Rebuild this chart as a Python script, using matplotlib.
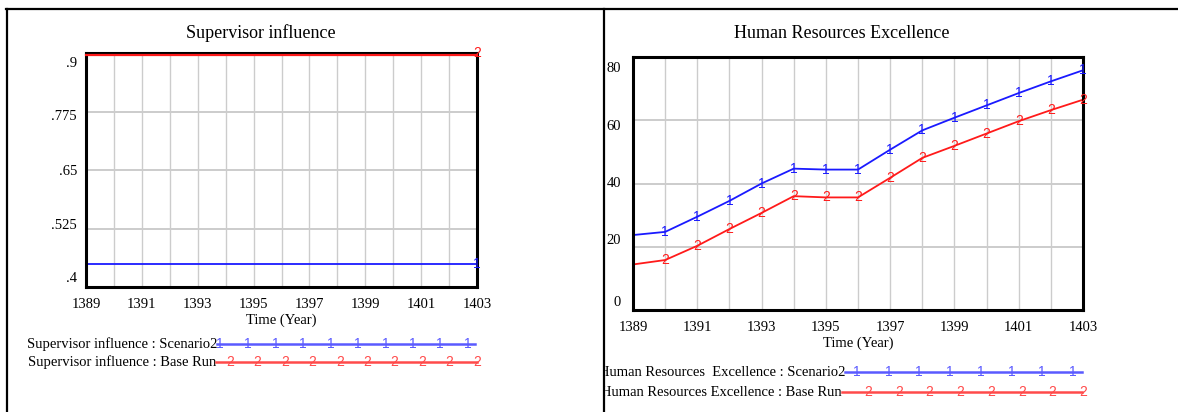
import matplotlib
matplotlib.use("Agg")
import matplotlib.pyplot as plt
from matplotlib.lines import Line2D
from matplotlib.patches import Rectangle
from matplotlib.transforms import ScaledTranslation

# ---------------- data ----------------
years = list(range(1389, 1404))
sup_scenario2 = [0.45] * 15
sup_base = [0.9] * 15

hre_scenario2 = [23.7, 24.7, 29.5, 34.5, 40.0, 44.7, 44.4, 44.4, 50.7, 56.8,
                 60.8, 64.7, 68.6, 72.3, 75.8]
hre_base = [14.4, 15.8, 20.3, 25.6, 30.7, 36.0, 35.6, 35.6, 41.8, 48.1,
            51.9, 55.8, 59.7, 63.2, 66.5]

xtick_years = [1389, 1391, 1393, 1395, 1397, 1399, 1401, 1403]
sup_yticks = [0.9, 0.775, 0.65, 0.525, 0.4]
sup_ylabels = [".9", ".775", ".65", ".525", ".4"]
hre_yticks = [80, 60, 40, 20, 0]
hre_ylabels = ["80", "60", "40", "20", "0"]

left_title = "Supervisor influence"
right_title = "Human Resources Excellence"
xlabel = "Time (Year)"
left_legend = ["Supervisor influence : Scenario2", "Supervisor influence : Base Run"]
right_legend = ["Human Resources  Excellence : Scenario2", "Human Resources Excellence : Base Run"]

# ---------------- styling ----------------
W, H = 1178, 412
SERIF = "Liberation Serif"
SANS = "Liberation Sans"
BLUE = "#1a1aff"
RED = "#ff1a1a"
LBLUE = "#5a5aff"
LRED = "#ff4a4a"
GRID = "#cccccc"
TICK_FS = 10.5
LEG_FS = 10.5
TITLE_FS = 13
MARK_FS = 10

fig = plt.figure(figsize=(W / 100, H / 100), dpi=100)
fig.patch.set_facecolor("white")


def fx(x):
    return x / W


def fy(y):
    return 1 - y / H


def make_axes(x0, y0, x1, y1):
    return fig.add_axes([fx(x0), fy(y1), fx(x1) - fx(x0), fy(y0) - fy(y1)])


def style_axes(ax, ylo, yhi, grid_y, yticks, ylabels, ylabel_offsets, ylab_pad):
    ax.set_xlim(1389, 1403)
    ax.set_ylim(ylo, yhi)
    for yr in years[1:-1]:
        ax.axvline(yr, color=GRID, lw=1.0, zorder=1)
    for gy in grid_y:
        ax.axhline(gy, color=GRID, lw=1.4, zorder=1)
    for s in ax.spines.values():
        s.set_linewidth(2.2)
        s.set_color("black")
        s.set_zorder(5)
    ax.set_xticks(xtick_years)
    ax.set_xticklabels([str(y) for y in xtick_years], fontfamily=SERIF, fontsize=TICK_FS)
    ax.tick_params(axis="x", length=0, pad=8)
    ax.set_yticks([])
    for val, lab, dy in zip(yticks, ylabels, ylabel_offsets):
        t = ax.text(0, val, lab, transform=ax.get_yaxis_transform(), ha="right",
                    va="center", fontfamily=SERIF, fontsize=TICK_FS)
        t.set_transform(ax.get_yaxis_transform() +
                        ScaledTranslation(-ylab_pad / 100, -dy / 100, fig.dpi_scale_trans))
    ax.set_xlabel(xlabel, fontfamily=SERIF, fontsize=TICK_FS, labelpad=2)


def digit_markers(ax, xs, ys, ch, color, size=MARK_FS):
    for x, y in zip(xs, ys):
        ax.text(x, y, ch, ha="center", va="center", color=color, fontsize=size,
                fontfamily=SANS, zorder=7, clip_on=False)


# ---------------- left chart ----------------
axL = make_axes(86, 53, 477, 287)
style_axes(axL, 0.4, 0.9, [0.775, 0.65, 0.525], sup_yticks, sup_ylabels,
           [10, 5, 1, -3, -8], 9)
axL.plot(years, sup_scenario2, color=BLUE, lw=1.3, zorder=4, clip_on=False)
axL.plot(years, sup_base, color=RED, lw=1.6, zorder=6, clip_on=False,
         transform=axL.transData + ScaledTranslation(0, -1.6 / 100, fig.dpi_scale_trans))
digit_markers(axL, [years[-1]], [sup_scenario2[-1]], "1", BLUE)
digit_markers(axL, [years[-1]], [sup_base[-1]], "2", RED)
fig.text(fx(261), fy(33), left_title, ha="center", va="center",
         fontfamily=SERIF, fontsize=TITLE_FS)

# ---------------- right chart ----------------
axR = make_axes(633, 57, 1083, 310)
style_axes(axR, 0, 80, [20, 40, 60], hre_yticks, hre_ylabels,
           [11, 6, 0, -6, -8], 12)
axR.plot(years, hre_scenario2, color=BLUE, lw=1.3, zorder=4, clip_on=False)
axR.plot(years, hre_base, color=RED, lw=1.3, zorder=4, clip_on=False)
digit_markers(axR, years[1:], hre_scenario2[1:], "1", BLUE)
digit_markers(axR, years[1:], hre_base[1:], "2", RED)
fig.text(fx(842), fy(34), right_title, ha="center", va="center",
         fontfamily=SERIF, fontsize=TITLE_FS)


# ---------------- legends ----------------
def legend_row(text, x_text_end, y, x_line_end, color, ch, marks):
    fig.text(fx(x_text_end), fy(y), text, ha="right", va="center",
             fontfamily=SERIF, fontsize=LEG_FS, zorder=2)
    fig.add_artist(Line2D([fx(x_text_end), fx(x_line_end)], [fy(y), fy(y)],
                          color=color, lw=1.8, transform=fig.transFigure, zorder=3))
    for mx in marks:
        fig.text(fx(mx), fy(y), ch, ha="center", va="center", color=color,
                 fontsize=MARK_FS, fontfamily=SANS, zorder=4)


legend_row(left_legend[0], 217, 344, 475, LBLUE, "1",
           [220, 248, 276, 303, 331, 358, 386, 413, 440, 468])
legend_row(left_legend[1], 216, 362, 477, LRED, "2",
           [230, 257, 285, 312, 340, 367, 394, 422, 449, 477])
legend_row(right_legend[0], 845, 372, 1082, LBLUE, "1",
           [857, 889, 919, 950, 981, 1012, 1042, 1073])
legend_row(right_legend[1], 842, 392, 1082, LRED, "2",
           [868, 899, 929, 960, 991, 1022, 1052, 1083])

# clip legend text at the panel divider
fig.add_artist(Rectangle((fx(482), 0), fx(604) - fx(482), fy(330), color="white",
                         transform=fig.transFigure, zorder=5))

# ---------------- table borders ----------------
for line in [([fx(6), 1], [fy(9), fy(9)]),
             ([fx(7), fx(7)], [fy(9), 0]),
             ([fx(604), fx(604)], [fy(9), 0])]:
    fig.add_artist(Line2D(line[0], line[1], color="black", lw=1.6,
                          transform=fig.transFigure, zorder=10))

fig.savefig("out.png", dpi=100, facecolor="white")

- - - - -

TASK DIRECTIONS:
Begin at the first line of the material and copy each line exactly through the one containing "sup_base = [0.9] * 15". Omit pictures.

WRITTEN SOLUTION:
Rebuild this chart as a Python script, using matplotlib.
import matplotlib
matplotlib.use("Agg")
import matplotlib.pyplot as plt
from matplotlib.lines import Line2D
from matplotlib.patches import Rectangle
from matplotlib.transforms import ScaledTranslation

# ---------------- data ----------------
years = list(range(1389, 1404))
sup_scenario2 = [0.45] * 15
sup_base = [0.9] * 15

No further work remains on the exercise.